FORRES, SCOTLAND - The Scottish government has given the green light for two new onshore windfarms in east Scotland with a combined power generation capacity of almost 100 megawatts (MW).

The 29-turbine Berry Burn windfarm, to be situated on the Altyre Estate near Forres, will have a capacity of 78 MW, while a six-turbine extension to the 20-turbine Millennium windfarm near Fort Augustus in Inverness-shire will boost capacity 15 MW to reach a total capacity of 65 MW. The new power generated by both schemes will be sufficient to power more than 43,000 homes.

Scotland is currently generating more than 3 gigawatts (GW) of power from renewable sources, while an additional 3 GW of renewable capacity has been granted permission for construction or has already begun construction. Another 3 GW is currently in the planning process. Right now, the country's Energy Consents and Deployment Unit is processing 34 renewable project applications, consisting of 25 windfarms and nine hydro projects.

The Scottish government aims to meet 50% of electricity demand from renewables by 2020, with an interim target of 31% of power coming from renewable sources by 2011.

"I am delighted to approve further investment to develop our vast natural potential, create more jobs and fuel the clean, green energy revolution," said Energy Minister Jim Mather. "Renewable energy is a key sector for Scotland and will help drive our economic recovery. New windfarms create jobs and can provide valuable benefits for the communities they serve. Our comprehensive climate change laws demand that we continue to support good projects that reduce emissions and help Scotland become a global role model for a sustainable, low-carbon economy."

At Berry Burn, the turbines will be a maximum of 104 metres high to the tip of the blades. In order to minimize environmental impact, connection to the national grid running north of the site will be via an underground cable.

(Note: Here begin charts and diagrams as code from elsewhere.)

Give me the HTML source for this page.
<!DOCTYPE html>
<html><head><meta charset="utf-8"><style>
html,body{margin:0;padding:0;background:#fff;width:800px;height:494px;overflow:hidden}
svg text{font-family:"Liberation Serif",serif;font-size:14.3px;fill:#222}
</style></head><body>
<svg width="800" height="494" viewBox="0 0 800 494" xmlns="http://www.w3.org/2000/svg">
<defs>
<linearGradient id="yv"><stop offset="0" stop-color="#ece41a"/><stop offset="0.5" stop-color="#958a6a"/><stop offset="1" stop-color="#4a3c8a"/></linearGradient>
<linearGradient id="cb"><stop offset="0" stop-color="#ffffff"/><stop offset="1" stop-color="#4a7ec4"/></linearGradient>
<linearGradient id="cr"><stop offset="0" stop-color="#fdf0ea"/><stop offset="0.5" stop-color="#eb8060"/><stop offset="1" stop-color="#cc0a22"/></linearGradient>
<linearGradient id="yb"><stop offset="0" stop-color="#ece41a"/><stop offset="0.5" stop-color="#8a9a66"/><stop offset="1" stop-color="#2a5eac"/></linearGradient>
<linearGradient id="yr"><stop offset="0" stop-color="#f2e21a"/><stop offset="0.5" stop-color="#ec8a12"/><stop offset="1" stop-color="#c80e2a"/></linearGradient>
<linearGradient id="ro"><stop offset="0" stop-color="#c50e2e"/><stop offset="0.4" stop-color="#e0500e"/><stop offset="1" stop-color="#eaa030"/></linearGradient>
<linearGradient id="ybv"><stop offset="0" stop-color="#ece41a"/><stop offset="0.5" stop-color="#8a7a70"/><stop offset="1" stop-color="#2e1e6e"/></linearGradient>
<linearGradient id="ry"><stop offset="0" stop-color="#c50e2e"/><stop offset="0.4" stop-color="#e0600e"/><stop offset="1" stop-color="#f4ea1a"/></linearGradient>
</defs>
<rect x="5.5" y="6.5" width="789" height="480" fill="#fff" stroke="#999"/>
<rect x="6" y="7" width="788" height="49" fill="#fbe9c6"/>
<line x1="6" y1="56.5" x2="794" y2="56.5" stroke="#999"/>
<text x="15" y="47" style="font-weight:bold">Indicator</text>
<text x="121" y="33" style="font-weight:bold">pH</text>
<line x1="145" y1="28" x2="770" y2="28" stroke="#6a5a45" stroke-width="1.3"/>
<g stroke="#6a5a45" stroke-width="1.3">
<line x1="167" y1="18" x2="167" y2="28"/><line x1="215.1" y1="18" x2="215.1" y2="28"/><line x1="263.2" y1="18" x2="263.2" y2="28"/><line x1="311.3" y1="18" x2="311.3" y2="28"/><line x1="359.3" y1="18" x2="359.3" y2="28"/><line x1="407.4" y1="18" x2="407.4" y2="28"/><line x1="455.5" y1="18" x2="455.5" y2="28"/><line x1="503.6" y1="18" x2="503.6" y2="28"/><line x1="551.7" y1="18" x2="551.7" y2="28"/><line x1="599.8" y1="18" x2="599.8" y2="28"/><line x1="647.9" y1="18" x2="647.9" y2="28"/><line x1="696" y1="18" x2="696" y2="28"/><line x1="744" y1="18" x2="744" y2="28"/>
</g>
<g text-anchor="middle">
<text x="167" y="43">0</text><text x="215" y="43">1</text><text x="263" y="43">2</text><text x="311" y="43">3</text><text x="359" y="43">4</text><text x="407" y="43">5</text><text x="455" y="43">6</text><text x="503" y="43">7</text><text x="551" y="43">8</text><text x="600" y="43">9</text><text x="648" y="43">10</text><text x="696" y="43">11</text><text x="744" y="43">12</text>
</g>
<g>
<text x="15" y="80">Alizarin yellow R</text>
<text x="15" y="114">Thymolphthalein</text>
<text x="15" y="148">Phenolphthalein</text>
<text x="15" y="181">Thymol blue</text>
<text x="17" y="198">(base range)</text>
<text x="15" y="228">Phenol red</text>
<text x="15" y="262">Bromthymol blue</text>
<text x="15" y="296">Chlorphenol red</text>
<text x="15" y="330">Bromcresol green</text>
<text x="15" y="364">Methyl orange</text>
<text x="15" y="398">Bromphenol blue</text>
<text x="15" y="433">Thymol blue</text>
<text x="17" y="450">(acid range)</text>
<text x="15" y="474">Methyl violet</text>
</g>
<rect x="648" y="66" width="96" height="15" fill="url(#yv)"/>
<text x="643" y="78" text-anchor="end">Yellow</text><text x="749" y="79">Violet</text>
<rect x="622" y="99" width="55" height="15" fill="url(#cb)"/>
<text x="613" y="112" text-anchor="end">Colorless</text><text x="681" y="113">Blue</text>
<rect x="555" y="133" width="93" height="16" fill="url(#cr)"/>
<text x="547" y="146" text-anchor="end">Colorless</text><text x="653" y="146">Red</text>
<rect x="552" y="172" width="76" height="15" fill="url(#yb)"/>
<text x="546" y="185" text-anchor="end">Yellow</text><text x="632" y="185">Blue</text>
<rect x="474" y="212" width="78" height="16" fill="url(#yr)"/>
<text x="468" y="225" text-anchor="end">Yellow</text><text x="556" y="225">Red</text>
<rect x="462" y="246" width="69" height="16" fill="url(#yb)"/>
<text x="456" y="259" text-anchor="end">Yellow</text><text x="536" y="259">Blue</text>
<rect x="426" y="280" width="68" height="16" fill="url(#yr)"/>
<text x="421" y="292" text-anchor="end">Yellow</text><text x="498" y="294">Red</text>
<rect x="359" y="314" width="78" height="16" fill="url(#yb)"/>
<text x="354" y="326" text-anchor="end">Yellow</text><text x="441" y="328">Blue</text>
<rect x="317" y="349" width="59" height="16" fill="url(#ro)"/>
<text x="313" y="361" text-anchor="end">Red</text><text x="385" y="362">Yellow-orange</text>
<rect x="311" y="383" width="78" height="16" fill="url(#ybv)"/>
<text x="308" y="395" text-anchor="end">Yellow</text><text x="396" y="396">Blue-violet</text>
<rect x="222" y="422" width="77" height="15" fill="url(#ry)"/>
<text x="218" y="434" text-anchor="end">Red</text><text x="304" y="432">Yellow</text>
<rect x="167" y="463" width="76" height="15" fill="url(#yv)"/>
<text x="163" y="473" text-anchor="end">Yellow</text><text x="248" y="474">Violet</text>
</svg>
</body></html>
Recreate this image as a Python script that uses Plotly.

Catamount Energy and Force 9 Energy applied for permission to construct the Berry Burn windfarm in September 2004. Permission was delayed by various issues raised during the consultation phases in 2006 and 2008; issues that have since been addressed.

Obtaining planning permission for Millennium Wind Energy Limited, which applied to extend its existing windfarm by six turbines in January this year, was much easier. The first electricity was produced at the Millennium windfarm in July 2008 and became fully operational in November last year. All of the wind turbines were supplied by Nordex AG.